With all its twists and turns, Philip Snowden’s life resembled a scenic railway. His early political position was indistinguishable from Liberalism. Later, he adopted a.brand of Utopian Socialism. The class war was anathema to him. Ancient slavery and feudalism had disappeared because owners had seen that free labour was better. Likewise Socialism would arrive through growing enlightenment. The socialist revolution would, be ‘the revolution in men’s heads.

In the First World War, Snowden went through his most left-wing phase. He denounced arms expenditure. Although under pressure in his constituency of Blackburn, he refused to back recruiting drives. In 1917, he even chaired the famous Leeds conference, which expressed solidarity with the victorious Russian revolution. Yet Snowden was not a revolutionary. While he never concealed his anti-war attitude, he never went out of his way to express it. He was content to use the existing machinery of government in an attempt to gain minor ameliorations.

How wedded he was to the social order became clear when he was a minister in the first minority Labour Government. MacDonald was embarrassed by his display of chauvinism at an international conference, where he frankly admitted:

‘I have been a pacifist, I am an internationalist, but, somehow or other, whenever I see that flag in a foreign country, I become incredibly imperialist.’
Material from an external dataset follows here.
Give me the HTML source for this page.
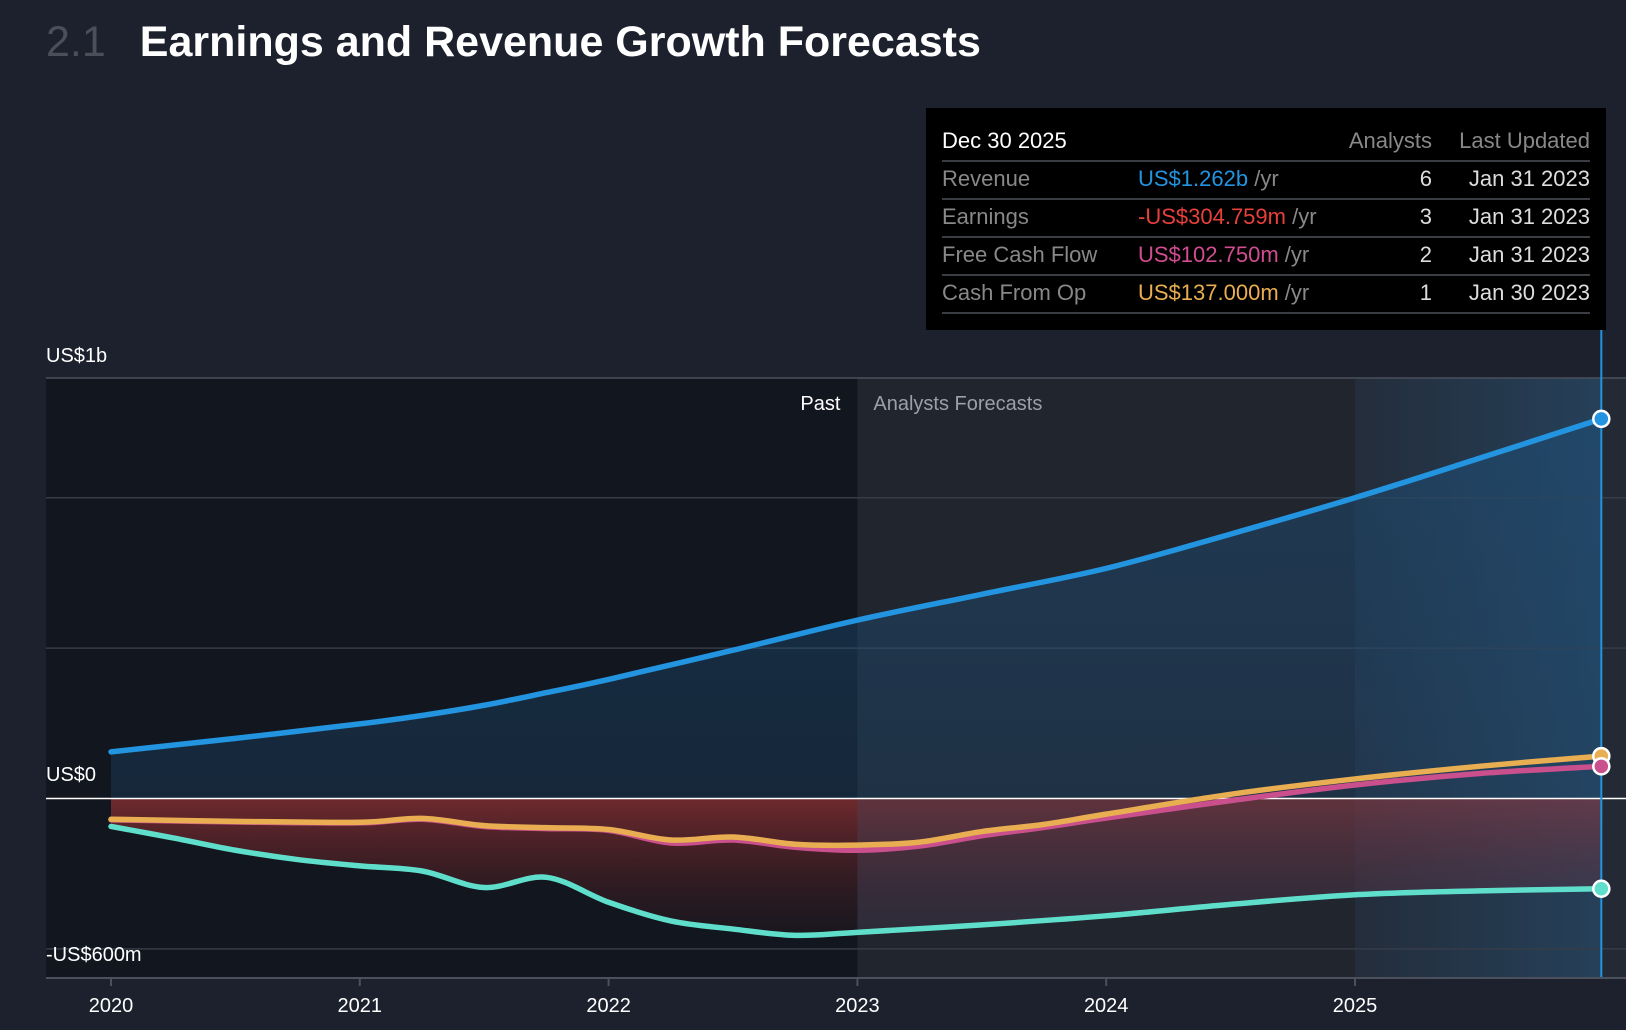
<!DOCTYPE html>
<html><head><meta charset="utf-8">
<style>
body{margin:0;background:#1c212d;width:1626px;height:1030px;overflow:hidden;font-family:"Liberation Sans",sans-serif;}
#title{position:absolute;left:46px;top:18px;font-size:43px;color:#fff;white-space:nowrap;font-weight:bold}
#title .num{color:#4a4f5a;margin-right:34px;font-weight:normal}
#tip{position:absolute;left:926px;top:108px;width:680px;height:222px;background:#000}
.r{position:absolute;left:16px;right:16px;height:38px;border-bottom:2px solid #3a3d44;font-size:22px;color:#888}
.r span{position:absolute;top:6px;white-space:nowrap}
.c1{left:0}.c2{left:196px}.c3{right:158px;color:#ddd}.c4{right:0;color:#ddd}
</style></head><body>
<div id="title"><span class="num">2.1</span>Earnings and Revenue Growth Forecasts</div>
<svg id="chart" width="1626" height="1030" style="position:absolute;left:0;top:0"></svg>
<div id="tip">
 <div class="r" style="top:14px"><span class="c1" style="color:#fff">Dec 30 2025</span><span class="c3" style="color:#888">Analysts</span><span class="c4" style="color:#888">Last Updated</span></div>
 <div class="r" style="top:52px"><span class="c1">Revenue</span><span class="c2"><b style="font-weight:normal;color:#2394df">US$1.262b</b> /yr</span><span class="c3">6</span><span class="c4">Jan 31 2023</span></div>
 <div class="r" style="top:90px"><span class="c1">Earnings</span><span class="c2"><b style="font-weight:normal;color:#e8403a">-US$304.759m</b> /yr</span><span class="c3">3</span><span class="c4">Jan 31 2023</span></div>
 <div class="r" style="top:128px"><span class="c1">Free Cash Flow</span><span class="c2"><b style="font-weight:normal;color:#d04d91">US$102.750m</b> /yr</span><span class="c3">2</span><span class="c4">Jan 31 2023</span></div>
 <div class="r" style="top:166px"><span class="c1">Cash From Op</span><span class="c2"><b style="font-weight:normal;color:#e9ae51">US$137.000m</b> /yr</span><span class="c3">1</span><span class="c4">Jan 30 2023</span></div>
</div>
<script>
const years=[2020,2021,2022,2023,2024,2025];
const yLabels=["US$1b","US$0","-US$600m"];
const revT=[2020,2020.5,2021,2021.25,2021.5,2021.75,2022,2022.5,2023,2023.5,2024,2024.5,2025,2025.5,2025.99];
const revV=[155,200,248,276,310,352,396,493,593,679,765,879,1000,1131,1262];
const cfoT=[2020,2020.5,2021,2021.25,2021.5,2021.75,2022,2022.25,2022.5,2022.75,2023,2023.25,2023.5,2023.75,2024,2024.5,2025,2025.5,2025.99];
const cfoV=[-69,-76,-79,-66,-90,-97,-103,-138,-128,-152,-155,-145,-110,-86,-52,14,65,107,141];
const fcfV=[-71,-78,-81,-69,-93,-100,-106,-148,-138,-162,-172,-158,-124,-96,-65,-7,45,83,107];
const earnT=[2020,2020.25,2020.5,2020.75,2021,2021.25,2021.5,2021.75,2022,2022.25,2022.5,2022.75,2023,2023.5,2024,2024.5,2025,2025.5,2025.99];
const earnV=[-93,-131,-172,-203,-224,-241,-296,-262,-345,-407,-434,-455,-445,-420,-390,-352,-320,-307,-300];
const NS="http://www.w3.org/2000/svg";
const svg=document.getElementById('chart');
const X=t=>111+(t-2020)*248.8;
const Y=v=>798.5-v*0.3008;
const L=46,R=1626,T=378,B=978,XE=X(2025.99);
function mk(tag,attrs,parent){const e=document.createElementNS(NS,tag);for(const k in attrs)e.setAttribute(k,attrs[k]);(parent||svg).appendChild(e);return e;}
function path(ts,vs){let p=[];for(let i=0;i<ts.length;i++)p.push([X(ts[i]),Y(vs[i])]);
 let d="M"+p[0][0]+","+p[0][1];
 for(let i=0;i<p.length-1;i++){const p0=p[i-1]||p[i],p1=p[i],p2=p[i+1],p3=p[i+2]||p2;
  d+=" C"+(p1[0]+(p2[0]-p0[0])/6)+","+(p1[1]+(p2[1]-p0[1])/6)+" "+(p2[0]-(p3[0]-p1[0])/6)+","+(p2[1]-(p3[1]-p1[1])/6)+" "+p2[0]+","+p2[1];}
 return d;}
const ep=path(earnT,earnV);
const earnArea=ep+" L"+XE+","+Y(0)+" L"+X(2020)+","+Y(0)+"Z";
const defs=mk('defs',{});
defs.innerHTML='<linearGradient id="gb" x1="0" y1="0" x2="0" y2="1"><stop offset="0" stop-color="#1d4f7a" stop-opacity="0.5"/><stop offset="1" stop-color="#1d4f7a" stop-opacity="0.3"/></linearGradient><linearGradient id="gr" x1="0" y1="0" x2="0" y2="1"><stop offset="0" stop-color="#b8393a" stop-opacity="0.8"/><stop offset="1" stop-color="#5a1f25" stop-opacity="0.15"/></linearGradient><linearGradient id="gz" x1="0" y1="0" x2="1" y2="0"><stop offset="0" stop-color="#2a6a9a" stop-opacity="0.05"/><stop offset="1" stop-color="#2a6a9a" stop-opacity="0.35"/></linearGradient><clipPath id="ec"><path d="'+earnArea+'"/></clipPath>';
let e=mk('rect',{x:L,y:T,width:X(2023)-L,height:B-T,fill:'#12161e'});

e=mk('rect',{x:X(2023),y:T,width:X(2025)-X(2023),height:B-T,fill:'#20252e'});

e=mk('rect',{x:X(2025),y:T,width:R-X(2025),height:B-T,fill:'#232a36'});
e=mk('rect',{x:X(2025),y:T,width:XE-X(2025),height:B-T,fill:'url(#gz)'});

[1000,500,-500].forEach(v=>{const g=mk('line',{x1:L,x2:R,y1:Y(v),y2:Y(v),stroke:'#363c48','stroke-width':1.5});
});
mk('line',{x1:L,x2:R,y1:T,y2:T,stroke:'#4a505c','stroke-width':1.5});
const rp=path(revT,revV);
e=mk('path',{d:rp+" L"+XE+","+Y(0)+" L"+X(2020)+","+Y(0)+"Z",fill:'url(#gb)'});

e=mk('path',{d:earnArea,fill:'url(#gr)',opacity:0.7});

e=mk('rect',{x:X(2023),y:Y(0),width:XE-X(2023),height:Y(-460)-Y(0),fill:'#3a3a50',opacity:0.35,'clip-path':'url(#ec)'});
e=mk('line',{x1:L,x2:R,y1:Y(0),y2:Y(0),stroke:'#fff','stroke-width':1.5});

const series=[['revenue-line',revT,revV,'#2394df'],['earnings-line',earnT,earnV,'#5fdfcb'],['fcf-line',cfoT,fcfV,'#c94f8d'],['cfo-line',cfoT,cfoV,'#e9ae51']];
series.forEach(s=>{const l=mk('path',{d:path(s[1],s[2]),fill:'none',stroke:s[3],'stroke-width':5.5,'stroke-linecap':'round'});
});
e=mk('line',{x1:XE,x2:XE,y1:330,y2:B,stroke:'#2394df','stroke-width':2});

series.slice().reverse().forEach(s=>{const n=s[1].length-1;const c=mk('circle',{cx:X(s[1][n]),cy:Y(s[2][n]),r:8,fill:s[3],stroke:'#fff','stroke-width':2.5});
});
mk('line',{x1:L,x2:R,y1:B,y2:B,stroke:'#4a505c','stroke-width':2});
years.forEach(y=>{const x=X(y);mk('line',{x1:x,x2:x,y1:B,y2:B+8,stroke:'#4a505c','stroke-width':2});
const t=mk('text',{x:x,y:1012,fill:'#fff','font-size':20,'text-anchor':'middle','font-family':'Liberation Sans'});t.textContent=y;
});
const yPos=[362,781,961];
yLabels.forEach((s,i)=>{const t=mk('text',{x:46,y:yPos[i],fill:'#fff','font-size':20,'font-family':'Liberation Sans'});t.textContent=s;
});
e=mk('text',{x:X(2023)-17,y:410,fill:'#fff','font-size':20,'text-anchor':'end','font-family':'Liberation Sans'});e.textContent='Past';

e=mk('text',{x:X(2023)+16,y:410,fill:'#9aa0a8','font-size':20,'font-family':'Liberation Sans'});e.textContent='Analysts Forecasts';

</script>
</body></html>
Snowden is perhaps best remembered as Chancellor of the Exchequer in MacDonald’s second ministry. The economic situation was very similar to the present day. The country had a balance of payments crisis. The government was faced with a clamour from British and foreign bankers to attack the working class. Snowden kindly obliged. He put up the bank rate, reduced unemployment benefit, and overnight became the darling of the City.

After the 1931 debacle Snowden, with MacDonald, resigned from the Labour Party to form the National Government. He described the Labour opposition as ‘Bolshevism run mad.’

Snowden’s wife remained his active political partner throughout. After his death, she continued the rightward trend. She went to the Nuremburg rally and criticised those British guests who refused to give the Nazi salute: She found Hitler was ‘a simple man of great personal integrity.’ Her last political act was to support the candidature of ‘a tried man of progressive outlook’ – Cyril Black, Tory MP for Wimbledon!

Reading this well-written and informative biography of Snowden had a startling, unexpected effect upon me: it made me realise the Labour Party could have a worse leader than Harold Wilson.